- **Given problem**
Repeat exactly the lines from the start of the records below through the line that contains "const label = 'U-235'", including both.

------------------------------------------------------------------------

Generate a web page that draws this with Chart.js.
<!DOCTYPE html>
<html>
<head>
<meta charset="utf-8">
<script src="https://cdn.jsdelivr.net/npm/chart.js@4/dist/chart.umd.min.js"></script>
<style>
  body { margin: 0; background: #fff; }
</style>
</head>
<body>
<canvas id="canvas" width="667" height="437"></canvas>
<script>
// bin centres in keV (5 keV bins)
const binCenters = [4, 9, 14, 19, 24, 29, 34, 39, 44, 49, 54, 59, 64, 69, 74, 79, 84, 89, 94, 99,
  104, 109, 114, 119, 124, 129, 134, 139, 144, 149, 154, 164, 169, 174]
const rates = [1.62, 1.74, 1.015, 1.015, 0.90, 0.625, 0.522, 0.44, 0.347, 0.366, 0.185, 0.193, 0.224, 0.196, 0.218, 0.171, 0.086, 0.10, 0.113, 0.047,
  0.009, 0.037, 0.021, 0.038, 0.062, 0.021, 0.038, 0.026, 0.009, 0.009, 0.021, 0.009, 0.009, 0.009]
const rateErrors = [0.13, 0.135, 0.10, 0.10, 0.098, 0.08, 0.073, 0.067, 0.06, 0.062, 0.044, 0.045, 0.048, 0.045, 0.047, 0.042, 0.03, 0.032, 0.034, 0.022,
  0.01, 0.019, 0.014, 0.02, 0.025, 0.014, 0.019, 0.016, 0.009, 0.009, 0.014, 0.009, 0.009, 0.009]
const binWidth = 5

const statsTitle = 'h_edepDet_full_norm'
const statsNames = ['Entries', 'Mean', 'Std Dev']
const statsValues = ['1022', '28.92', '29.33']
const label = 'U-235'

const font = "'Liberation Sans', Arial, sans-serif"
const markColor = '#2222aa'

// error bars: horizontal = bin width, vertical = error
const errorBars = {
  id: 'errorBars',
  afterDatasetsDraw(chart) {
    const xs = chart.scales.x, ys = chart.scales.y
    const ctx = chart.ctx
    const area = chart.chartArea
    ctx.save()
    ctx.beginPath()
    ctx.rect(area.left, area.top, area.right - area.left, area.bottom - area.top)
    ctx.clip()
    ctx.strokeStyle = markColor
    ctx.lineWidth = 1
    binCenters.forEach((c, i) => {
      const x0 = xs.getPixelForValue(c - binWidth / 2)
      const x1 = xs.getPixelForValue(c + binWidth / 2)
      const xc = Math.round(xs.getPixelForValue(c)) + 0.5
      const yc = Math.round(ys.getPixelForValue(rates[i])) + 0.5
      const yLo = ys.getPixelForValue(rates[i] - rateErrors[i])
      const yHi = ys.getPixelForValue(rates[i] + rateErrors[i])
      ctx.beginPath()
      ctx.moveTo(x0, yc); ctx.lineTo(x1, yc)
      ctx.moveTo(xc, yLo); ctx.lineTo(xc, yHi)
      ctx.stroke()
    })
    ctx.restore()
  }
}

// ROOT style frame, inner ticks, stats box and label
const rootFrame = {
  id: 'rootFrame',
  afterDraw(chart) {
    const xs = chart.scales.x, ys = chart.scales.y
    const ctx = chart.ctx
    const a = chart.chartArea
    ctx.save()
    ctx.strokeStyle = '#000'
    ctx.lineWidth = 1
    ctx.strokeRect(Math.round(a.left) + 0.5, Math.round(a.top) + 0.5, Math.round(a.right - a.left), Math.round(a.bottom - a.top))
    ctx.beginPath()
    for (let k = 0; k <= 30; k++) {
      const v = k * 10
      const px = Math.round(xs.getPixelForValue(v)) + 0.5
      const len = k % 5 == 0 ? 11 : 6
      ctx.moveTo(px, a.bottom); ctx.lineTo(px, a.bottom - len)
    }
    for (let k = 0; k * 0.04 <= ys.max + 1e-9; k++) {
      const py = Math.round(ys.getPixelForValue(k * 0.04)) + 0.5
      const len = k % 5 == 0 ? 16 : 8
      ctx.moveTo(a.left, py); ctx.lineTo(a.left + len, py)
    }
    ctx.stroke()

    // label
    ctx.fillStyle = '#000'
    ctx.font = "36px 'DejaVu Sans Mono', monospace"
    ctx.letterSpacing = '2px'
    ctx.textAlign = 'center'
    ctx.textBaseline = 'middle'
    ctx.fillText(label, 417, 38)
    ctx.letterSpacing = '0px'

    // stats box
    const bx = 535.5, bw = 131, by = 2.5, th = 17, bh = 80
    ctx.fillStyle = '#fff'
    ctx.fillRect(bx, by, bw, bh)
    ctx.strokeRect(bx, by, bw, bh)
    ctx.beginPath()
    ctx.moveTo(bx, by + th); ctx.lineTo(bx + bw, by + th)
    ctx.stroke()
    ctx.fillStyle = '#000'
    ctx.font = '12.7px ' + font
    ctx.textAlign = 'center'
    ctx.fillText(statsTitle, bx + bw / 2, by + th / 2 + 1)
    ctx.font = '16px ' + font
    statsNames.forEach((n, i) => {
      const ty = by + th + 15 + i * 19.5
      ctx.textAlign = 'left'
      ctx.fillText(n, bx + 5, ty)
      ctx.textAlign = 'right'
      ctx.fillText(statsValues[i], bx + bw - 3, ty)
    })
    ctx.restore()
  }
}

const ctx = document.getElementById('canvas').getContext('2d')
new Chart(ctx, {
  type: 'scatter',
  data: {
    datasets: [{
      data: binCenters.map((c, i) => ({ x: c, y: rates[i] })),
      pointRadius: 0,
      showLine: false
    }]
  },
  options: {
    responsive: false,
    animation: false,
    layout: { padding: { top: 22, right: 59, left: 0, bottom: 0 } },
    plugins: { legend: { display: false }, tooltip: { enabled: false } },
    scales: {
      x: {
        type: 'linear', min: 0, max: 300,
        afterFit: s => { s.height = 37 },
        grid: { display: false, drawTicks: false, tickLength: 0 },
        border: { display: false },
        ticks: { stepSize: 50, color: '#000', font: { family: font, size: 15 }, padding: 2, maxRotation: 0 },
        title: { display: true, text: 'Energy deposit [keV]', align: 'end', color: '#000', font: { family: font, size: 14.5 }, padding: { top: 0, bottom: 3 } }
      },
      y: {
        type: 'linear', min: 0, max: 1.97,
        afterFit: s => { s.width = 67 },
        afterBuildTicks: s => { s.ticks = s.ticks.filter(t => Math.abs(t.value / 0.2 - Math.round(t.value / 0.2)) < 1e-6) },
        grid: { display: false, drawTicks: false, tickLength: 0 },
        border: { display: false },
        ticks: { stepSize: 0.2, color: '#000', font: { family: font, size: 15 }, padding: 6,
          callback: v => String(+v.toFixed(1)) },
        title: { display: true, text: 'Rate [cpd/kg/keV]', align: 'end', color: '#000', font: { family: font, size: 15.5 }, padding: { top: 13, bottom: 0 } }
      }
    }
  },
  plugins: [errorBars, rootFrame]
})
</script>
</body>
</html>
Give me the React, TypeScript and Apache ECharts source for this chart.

------------------------------------------------------------------------

- **Exercise response**
Generate a web page that draws this with Chart.js.
<!DOCTYPE html>
<html>
<head>
<meta charset="utf-8">
<script src="https://cdn.jsdelivr.net/npm/chart.js@4/dist/chart.umd.min.js"></script>
<style>
  body { margin: 0; background: #fff; }
</style>
</head>
<body>
<canvas id="canvas" width="667" height="437"></canvas>
<script>
// bin centres in keV (5 keV bins)
const binCenters = [4, 9, 14, 19, 24, 29, 34, 39, 44, 49, 54, 59, 64, 69, 74, 79, 84, 89, 94, 99,
  104, 109, 114, 119, 124, 129, 134, 139, 144, 149, 154, 164, 169, 174]
const rates = [1.62, 1.74, 1.015, 1.015, 0.90, 0.625, 0.522, 0.44, 0.347, 0.366, 0.185, 0.193, 0.224, 0.196, 0.218, 0.171, 0.086, 0.10, 0.113, 0.047,
  0.009, 0.037, 0.021, 0.038, 0.062, 0.021, 0.038, 0.026, 0.009, 0.009, 0.021, 0.009, 0.009, 0.009]
const rateErrors = [0.13, 0.135, 0.10, 0.10, 0.098, 0.08, 0.073, 0.067, 0.06, 0.062, 0.044, 0.045, 0.048, 0.045, 0.047, 0.042, 0.03, 0.032, 0.034, 0.022,
  0.01, 0.019, 0.014, 0.02, 0.025, 0.014, 0.019, 0.016, 0.009, 0.009, 0.014, 0.009, 0.009, 0.009]
const binWidth = 5

const statsTitle = 'h_edepDet_full_norm'
const statsNames = ['Entries', 'Mean', 'Std Dev']
const statsValues = ['1022', '28.92', '29.33']
const label = 'U-235'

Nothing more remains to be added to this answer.